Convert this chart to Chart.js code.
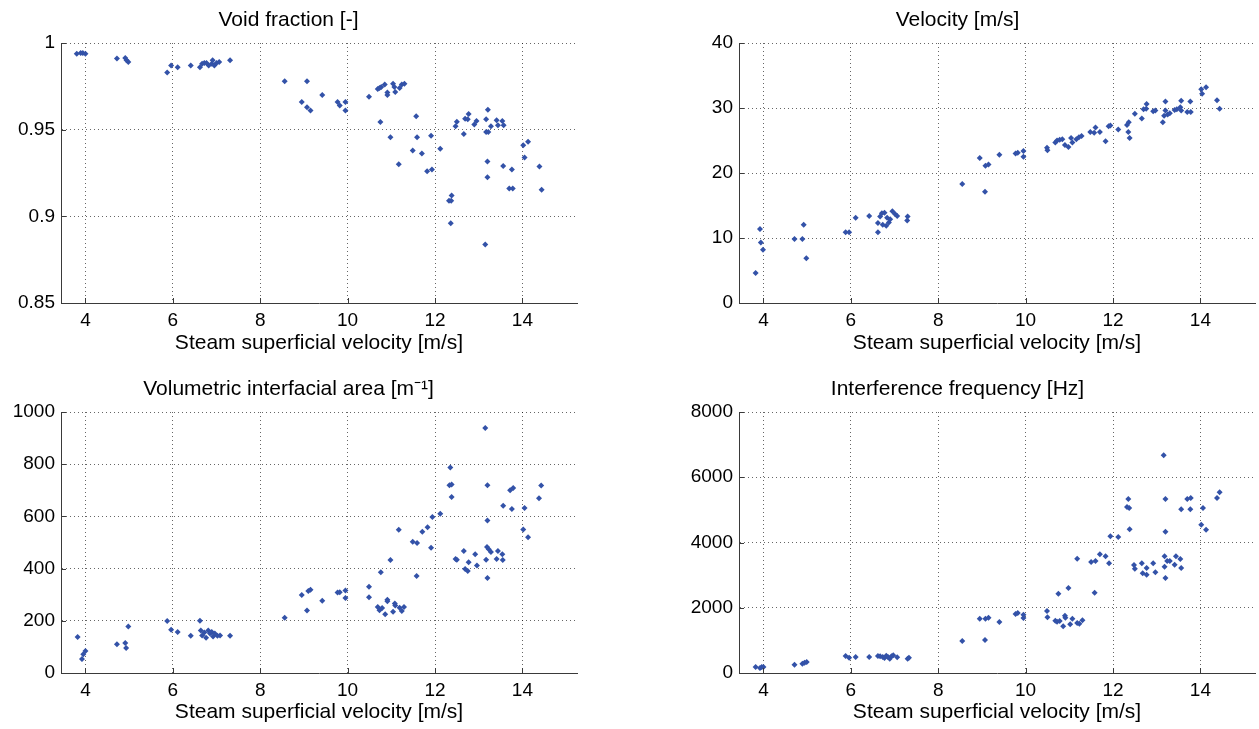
<!DOCTYPE html>
<html>
<head>
<meta charset="utf-8">
<script src="https://cdn.jsdelivr.net/npm/chart.js@4/dist/chart.umd.min.js"></script>
<style>
  body { margin: 0; background: #fff; }
  canvas { position: absolute; }
</style>
</head>
<body>
<canvas id="cVoid" width="620" height="365" style="left:0;top:0"></canvas>
<canvas id="cVel" width="599" height="365" style="left:660px;top:0"></canvas>
<canvas id="cArea" width="620" height="364" style="left:0;top:365px"></canvas>
<canvas id="cFreq" width="599" height="364" style="left:660px;top:365px"></canvas>
<script>
// Void fraction [-]
const voidX = [3.80, 3.89, 3.94, 4.00, 4.72, 4.91, 4.94, 4.98, 5.87, 5.96, 6.11, 6.41, 6.62, 6.67, 6.72, 6.77, 6.82, 6.89, 6.91, 6.95, 7.00, 7.06, 7.31,
  8.56, 9.07, 8.95, 9.07, 9.15, 9.42, 9.77, 9.82, 9.95, 9.95,
  10.49, 10.69, 10.73, 10.77, 10.85, 10.91, 10.91, 11.04, 11.07, 11.09, 11.19, 11.24, 11.30,
  10.75, 10.98, 11.17, 11.49, 11.57, 11.59, 11.70, 11.82, 11.93, 11.91, 12.12,
  12.32, 12.37, 12.38, 12.36, 12.47, 12.50, 12.66, 12.69, 12.77, 12.75, 12.90, 12.95, 13.17, 13.21, 13.17, 13.22, 13.28, 13.20, 13.20, 13.15,
  13.41, 13.44, 13.54, 13.57, 13.56, 13.70, 13.78, 13.76, 14.02, 14.13, 14.05, 14.39, 14.44];
const voidY = [0.9938, 0.9942, 0.9942, 0.9938, 0.9910, 0.9913, 0.9900, 0.9890, 0.9830, 0.9870, 0.9860, 0.9870, 0.9860, 0.9880, 0.9885, 0.9885, 0.9870, 0.9880, 0.9900, 0.9870, 0.9885, 0.9890, 0.9900,
  0.9780, 0.9780, 0.9660, 0.9630, 0.9610, 0.9700, 0.9660, 0.9640, 0.9660, 0.9610,
  0.9690, 0.9735, 0.9740, 0.9746, 0.9760, 0.9715, 0.9700, 0.9765, 0.9746, 0.9717, 0.9740, 0.9760, 0.9765,
  0.9544, 0.9456, 0.9300, 0.9380, 0.9577, 0.9456, 0.9363, 0.9260, 0.9270, 0.9465, 0.9390,
  0.9090, 0.9090, 0.9120, 0.8960, 0.9520, 0.9546, 0.9475, 0.9563, 0.9590, 0.9560, 0.9530, 0.9550, 0.9560, 0.9615, 0.9487, 0.9487, 0.9520, 0.9317, 0.9225, 0.8837,
  0.9554, 0.9525, 0.9550, 0.9525, 0.9290, 0.9160, 0.9160, 0.9270, 0.9410, 0.9430, 0.9340, 0.9287, 0.9154];

// Velocity [m/s]
const velX = [3.82, 3.92, 3.94, 3.99, 4.71, 4.89, 4.92, 4.98, 5.88, 5.96, 6.11, 6.42, 6.62, 6.62, 6.67, 6.71, 6.73, 6.77, 6.81, 6.83, 6.87, 6.90, 6.95, 7.01, 7.06, 7.30, 7.29,
  8.55, 8.95, 9.07, 9.08, 9.15, 9.40, 9.77, 9.82, 9.95, 9.95,
  10.49, 10.50, 10.68, 10.72, 10.78, 10.84, 10.90, 10.98, 11.04, 11.07, 11.16, 11.22, 11.28, 11.48, 11.57, 11.60, 11.70, 11.83, 11.90, 11.94,
  12.12, 12.32, 12.36, 12.35, 12.38, 12.50, 12.66, 12.70, 12.77, 12.76, 12.92, 12.97, 13.14, 13.17, 13.20, 13.20, 13.25, 13.30, 13.41, 13.46, 13.54, 13.56, 13.56, 13.70, 13.77, 13.78,
  14.02, 14.04, 14.13, 14.38, 14.44];
const velY = [4.6, 11.4, 9.3, 8.2, 9.85, 9.85, 12.05, 6.9, 10.9, 10.9, 13.1, 13.4, 10.9, 12.3, 13.3, 13.8, 12.05, 13.9, 11.9, 13.1, 12.4, 12.9, 14.1, 13.7, 13.4, 13.3, 12.7,
  18.3, 22.3, 17.1, 21.1, 21.3, 22.8, 23.0, 23.1, 23.4, 22.5,
  23.9, 23.5, 24.7, 25.0, 25.1, 25.2, 24.3, 24.0, 25.4, 24.7, 25.2, 25.5, 25.7, 26.3, 26.2, 27.0, 26.3, 24.9, 27.2, 27.3,
  26.7, 27.4, 27.8, 26.3, 25.4, 29.1, 28.4, 29.8, 30.6, 29.9, 29.5, 29.6, 27.8, 28.8, 31.0, 29.6, 29.0, 29.2, 29.7, 29.8, 30.1, 31.1, 29.6, 29.4, 31.0, 29.4,
  32.9, 32.2, 33.2, 31.2, 29.9];

// Volumetric interfacial area [m^-1]
const areaX = [3.82, 3.92, 3.95, 4.00, 4.72, 4.91, 4.93, 4.98, 5.87, 5.96, 6.11, 6.41, 6.62, 6.64, 6.67, 6.72, 6.76, 6.81, 6.85, 6.89, 6.92, 6.96, 7.02, 7.08, 7.31,
  8.56, 8.95, 9.07, 9.10, 9.15, 9.42, 9.77, 9.82, 9.95, 9.95,
  10.49, 10.49, 10.69, 10.73, 10.76, 10.79, 10.86, 10.91, 10.91, 10.98, 11.04, 11.08, 11.09, 11.17, 11.19, 11.24, 11.29,
  11.49, 11.58, 11.59, 11.71, 11.83, 11.91, 11.94, 12.12,
  12.35, 12.33, 12.38, 12.38, 12.47, 12.50, 12.66, 12.69, 12.75, 12.77, 12.92, 12.96,
  13.15, 13.17, 13.19, 13.20, 13.20, 13.20, 13.23, 13.28, 13.41, 13.44, 13.54, 13.55, 13.56, 13.72, 13.76, 13.79,
  14.02, 14.05, 14.13, 14.38, 14.43];
const areaY = [138, 54, 72, 84, 110, 115, 96, 178, 199, 166, 157, 143, 200, 163, 144, 155, 135, 163, 151, 157, 140, 151, 143, 144, 143,
  212, 299, 239, 314, 319, 277, 308, 309, 316, 287,
  330, 290, 253, 240, 386, 249, 225, 281, 275, 433, 235, 266, 259, 549, 250, 238, 253,
  503, 372, 498, 541, 558, 480, 598, 610,
  787, 719, 722, 674, 437, 434, 467, 398, 391, 424, 455, 412,
  939, 434, 483, 719, 584, 364, 474, 464, 437, 467, 455, 433, 641, 700, 628, 709,
  550, 632, 520, 670, 718];

// Interference frequency [Hz]
const freqX = [3.82, 3.92, 3.96, 4.00, 4.71, 4.89, 4.94, 4.99, 5.88, 5.96, 6.11, 6.42, 6.62, 6.67, 6.73, 6.77, 6.81, 6.85, 6.89, 6.93, 6.97, 7.06, 7.30, 7.33,
  8.55, 8.95, 9.07, 9.08, 9.15, 9.40, 9.77, 9.82, 9.95, 9.95,
  10.49, 10.50, 10.68, 10.72, 10.75, 10.78, 10.86, 10.90, 10.91, 10.98, 11.02, 11.07, 11.18, 11.18, 11.23, 11.30,
  11.50, 11.58, 11.60, 11.70, 11.83, 11.91, 11.94, 12.12,
  12.35, 12.32, 12.37, 12.38, 12.48, 12.50, 12.66, 12.68, 12.77, 12.77, 12.92, 12.97,
  13.16, 13.20, 13.20, 13.18, 13.18, 13.20, 13.24, 13.30, 13.41, 13.44, 13.54, 13.56, 13.56, 13.70, 13.77, 13.78,
  14.02, 14.06, 14.13, 14.38, 14.44];
const freqY = [184, 153, 184, 184, 255, 286, 317, 337, 521, 470, 490, 490, 521, 511, 490, 460, 531, 490, 439, 511, 541, 480, 439, 470,
  981, 1665, 1012, 1665, 1696, 1563, 1808, 1839, 1788, 1686,
  1900, 1706, 1604, 1573, 2432, 1594, 1430, 1757, 1696, 2605, 1492, 1665, 1533, 3504, 1512, 1614,
  3402, 2462, 3433, 3637, 3576, 3361, 4189, 4168,
  5333, 5088, 5057, 4404, 3310, 3198, 3361, 3055, 3218, 3014, 3361, 3085,
  6672, 5333, 4332, 3576, 3259, 2912, 3433, 3433, 3320, 3576, 3494, 5017, 3218, 5333, 5017, 5364,
  4546, 5057, 4393, 5364, 5538];

// axes
const xMin = 3.44, xMax = 15.25;
const xTicks = [4, 6, 8, 10, 12, 14];
const voidTicks = [0.85, 0.9, 0.95, 1];
const velTicks = [0, 10, 20, 30, 40];
const areaTicks = [0, 200, 400, 600, 800, 1000];
const freqTicks = [0, 2000, 4000, 6000, 8000];
const xLabel = "Steam superficial velocity [m/s]";

const FONT = "'Liberation Sans', Arial, Helvetica, sans-serif";
const BLUE = "#3352a8";
const AXIS = "#3a3a3a";

// MATLAB style inward tick marks
const innerTicks = {
  id: "innerTicks",
  afterDraw(chart) {
    const { ctx, chartArea: a, scales: { x, y } } = chart;
    ctx.save();
    ctx.strokeStyle = AXIS;
    ctx.lineWidth = 1;
    ctx.beginPath();
    x.ticks.forEach(t => {
      const px = Math.round(x.getPixelForValue(t.value)) + 0.5;
      ctx.moveTo(px, a.bottom);
      ctx.lineTo(px, a.bottom - 5);
    });
    y.ticks.forEach(t => {
      const py = Math.round(y.getPixelForValue(t.value)) + 0.5;
      ctx.moveTo(a.left, py);
      ctx.lineTo(a.left + 5, py);
    });
    ctx.stroke();
    ctx.restore();
  }
};

function makePlot(id, title, xs, ys, yTicks, o) {
  new Chart(document.getElementById(id), {
    type: "scatter",
    data: {
      datasets: [{
        data: xs.map((v, i) => ({ x: v, y: ys[i] })),
        pointStyle: "rectRot",
        pointRadius: 3,
        pointBorderWidth: 0,
        backgroundColor: BLUE,
        borderColor: BLUE
      }]
    },
    options: {
      responsive: false,
      animation: false,
      layout: { padding: { left: 0, right: o.padRight, top: 0, bottom: 0 } },
      plugins: {
        legend: { display: false },
        tooltip: { enabled: false },
        title: {
          display: true,
          text: title,
          color: "#000",
          font: { family: FONT, size: 21, weight: "normal", lineHeight: 1.2 },
          padding: { top: o.titleTop, bottom: o.titleBottom }
        }
      },
      scales: {
        x: {
          type: "linear",
          min: xMin,
          max: xMax,
          afterBuildTicks: s => { s.ticks = xTicks.map(v => ({ value: v })); },
          afterFit: s => { s.height = o.xHeight; },
          grid: { color: "rgba(0,0,0,0.6)", lineWidth: 1, drawTicks: false },
          border: { display: true, color: AXIS, width: 1, dash: [1, 3] },
          ticks: { color: "#000", font: { family: FONT, size: 19 }, padding: 6, maxRotation: 0,
            callback: v => String(v) },
          title: { display: true, text: xLabel, color: "#000",
            font: { family: FONT, size: 21, lineHeight: 1.2 }, padding: { top: 0, bottom: o.xTitleBottom } }
        },
        y: {
          type: "linear",
          min: yTicks[0],
          max: yTicks[yTicks.length - 1],
          afterBuildTicks: s => { s.ticks = yTicks.map(v => ({ value: v })); },
          afterFit: s => { s.width = o.yWidth; },
          grid: { color: "rgba(0,0,0,0.6)", lineWidth: 1, drawTicks: false },
          border: { display: true, color: AXIS, width: 1, dash: [1, 3] },
          ticks: { color: "#000", font: { family: FONT, size: 19 }, padding: 6,
            callback: v => String(v) }
        }
      }
    },
    plugins: [innerTicks]
  });
}

const topRow = { titleTop: 7.4, titleBottom: 10.4, xHeight: 62, xTitleBottom: 9.4 };
const bottomRow = { titleTop: 11.4, titleBottom: 10.4, xHeight: 56, xTitleBottom: 4.4 };

makePlot("cVoid", "Void fraction [-]", voidX, voidY, voidTicks, { ...topRow, yWidth: 61, padRight: 43 });
makePlot("cVel", "Velocity [m/s]", velX, velY, velTicks, { ...topRow, yWidth: 79, padRight: 4 });
makePlot("cArea", "Volumetric interfacial area [m\u207B\u00B9]", areaX, areaY, areaTicks, { ...bottomRow, yWidth: 61, padRight: 43 });
makePlot("cFreq", "Interference frequency [Hz]", freqX, freqY, freqTicks, { ...bottomRow, yWidth: 79, padRight: 4 });
</script>
</body>
</html>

◆ ◆ ◆ ◆

From the first line of the material down to the line containing "0.9340, 0.9287, 0.9154];", inclusive, return each line exactly, skipping any picture.

Convert this chart to Chart.js code.
<!DOCTYPE html>
<html>
<head>
<meta charset="utf-8">
<script src="https://cdn.jsdelivr.net/npm/chart.js@4/dist/chart.umd.min.js"></script>
<style>
  body { margin: 0; background: #fff; }
  canvas { position: absolute; }
</style>
</head>
<body>
<canvas id="cVoid" width="620" height="365" style="left:0;top:0"></canvas>
<canvas id="cVel" width="599" height="365" style="left:660px;top:0"></canvas>
<canvas id="cArea" width="620" height="364" style="left:0;top:365px"></canvas>
<canvas id="cFreq" width="599" height="364" style="left:660px;top:365px"></canvas>
<script>
// Void fraction [-]
const voidX = [3.80, 3.89, 3.94, 4.00, 4.72, 4.91, 4.94, 4.98, 5.87, 5.96, 6.11, 6.41, 6.62, 6.67, 6.72, 6.77, 6.82, 6.89, 6.91, 6.95, 7.00, 7.06, 7.31,
  8.56, 9.07, 8.95, 9.07, 9.15, 9.42, 9.77, 9.82, 9.95, 9.95,
  10.49, 10.69, 10.73, 10.77, 10.85, 10.91, 10.91, 11.04, 11.07, 11.09, 11.19, 11.24, 11.30,
  10.75, 10.98, 11.17, 11.49, 11.57, 11.59, 11.70, 11.82, 11.93, 11.91, 12.12,
  12.32, 12.37, 12.38, 12.36, 12.47, 12.50, 12.66, 12.69, 12.77, 12.75, 12.90, 12.95, 13.17, 13.21, 13.17, 13.22, 13.28, 13.20, 13.20, 13.15,
  13.41, 13.44, 13.54, 13.57, 13.56, 13.70, 13.78, 13.76, 14.02, 14.13, 14.05, 14.39, 14.44];
const voidY = [0.9938, 0.9942, 0.9942, 0.9938, 0.9910, 0.9913, 0.9900, 0.9890, 0.9830, 0.9870, 0.9860, 0.9870, 0.9860, 0.9880, 0.9885, 0.9885, 0.9870, 0.9880, 0.9900, 0.9870, 0.9885, 0.9890, 0.9900,
  0.9780, 0.9780, 0.9660, 0.9630, 0.9610, 0.9700, 0.9660, 0.9640, 0.9660, 0.9610,
  0.9690, 0.9735, 0.9740, 0.9746, 0.9760, 0.9715, 0.9700, 0.9765, 0.9746, 0.9717, 0.9740, 0.9760, 0.9765,
  0.9544, 0.9456, 0.9300, 0.9380, 0.9577, 0.9456, 0.9363, 0.9260, 0.9270, 0.9465, 0.9390,
  0.9090, 0.9090, 0.9120, 0.8960, 0.9520, 0.9546, 0.9475, 0.9563, 0.9590, 0.9560, 0.9530, 0.9550, 0.9560, 0.9615, 0.9487, 0.9487, 0.9520, 0.9317, 0.9225, 0.8837,
  0.9554, 0.9525, 0.9550, 0.9525, 0.9290, 0.9160, 0.9160, 0.9270, 0.9410, 0.9430, 0.9340, 0.9287, 0.9154];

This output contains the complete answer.